6th United States Ambassador to Samoa
- In office November 16, 1989 – December 21, 1992
- President: George H. W. Bush
- Preceded by: Paul Matthews Cleveland
- Succeeded by: Josiah H. Beeman V

17th United States Ambassador to New Zealand
- In office October 25, 1989 – December 21, 1992
- President: George H. W. Bush
- Preceded by: Paul Matthews Cleveland
- Succeeded by: Josiah H. Beeman V

Personal details
- Born: June 6, 1932 Seattle, Washington
- Died: July 11, 2023 (aged 91) Mount Vernon, Washington
- Party: Republican

= Della M. Newman =

American diplomat

Della M. Newman (June 6, 1932 – July 11, 2023) was an American businesswoman who served as the United States Ambassador to New Zealand and Samoa from 1989 to 1992.
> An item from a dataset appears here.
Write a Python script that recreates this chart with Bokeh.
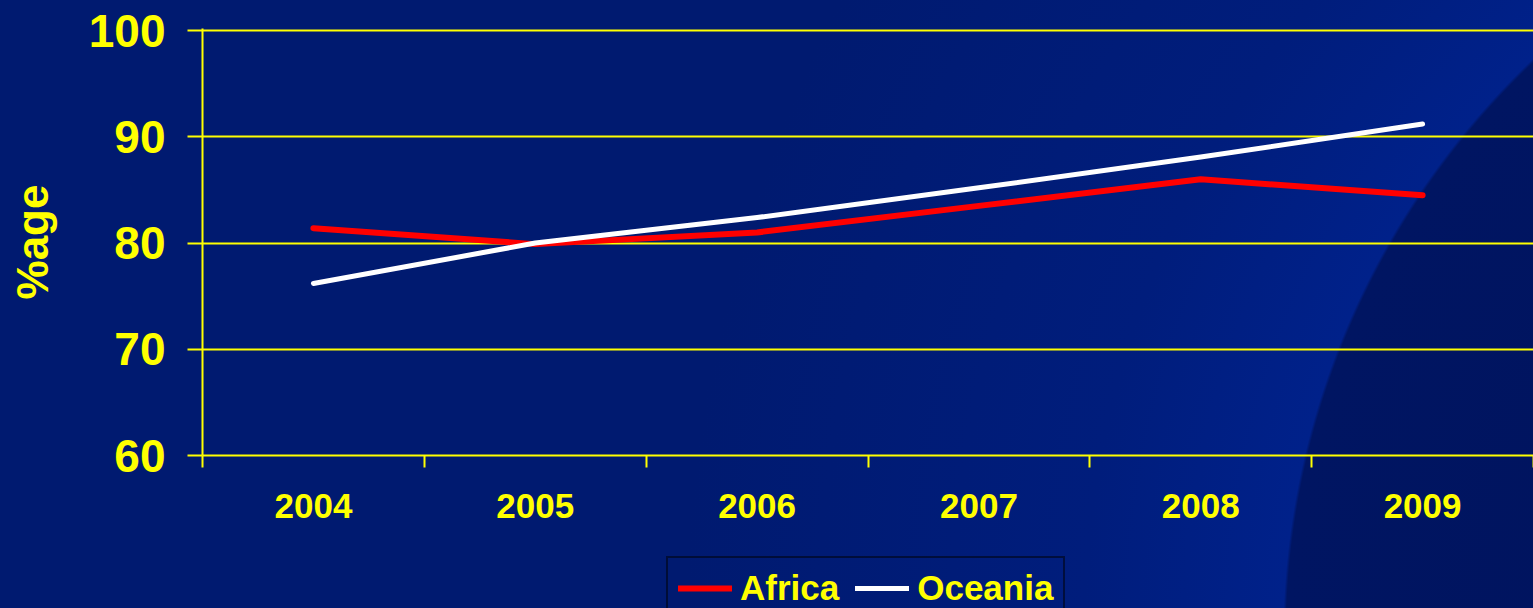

Newman chaired George H.W. Bush's campaign in Washington state. At the time of her appointment, she was a realty owner and headed the Association of Washington Business, the state's main business lobbying group. Despite never having been to New Zealand, “Newman felt she was asked to fill the ambassador's post because of her party activism and because of similarities between New Zealand and the Pacific Northwest. ‘New Zealand has a similar climate, they speak English and they are on the Pacific Rim,' she said.”

Senator Paul Sarbanes criticized President Bush for his unusually high percentage of political appointees to ambassadorships. According to the Los Angeles Times: Bush has announced 42 ambassadorial appointments, of which only 14--one-third of the total--have gone to career diplomats. Of the rest, 21 are strictly political, including several persons who had contributed more than $100,000 to Bush’s campaign coffers; the other seven are legally classified as political because they are not members of the nonpartisan Foreign Service, although they are foreign policy professionals who served in previous Republican administrations. Newman's appointment was one of three put on hold because they “were judged to be unqualified by the American Academy of Diplomacy.” Cited was that not only was she the State Chair of his campaign, but also that her husband was a major contributor.

She died on July 11, 2023, in Mount Vernon, Washington at age 91.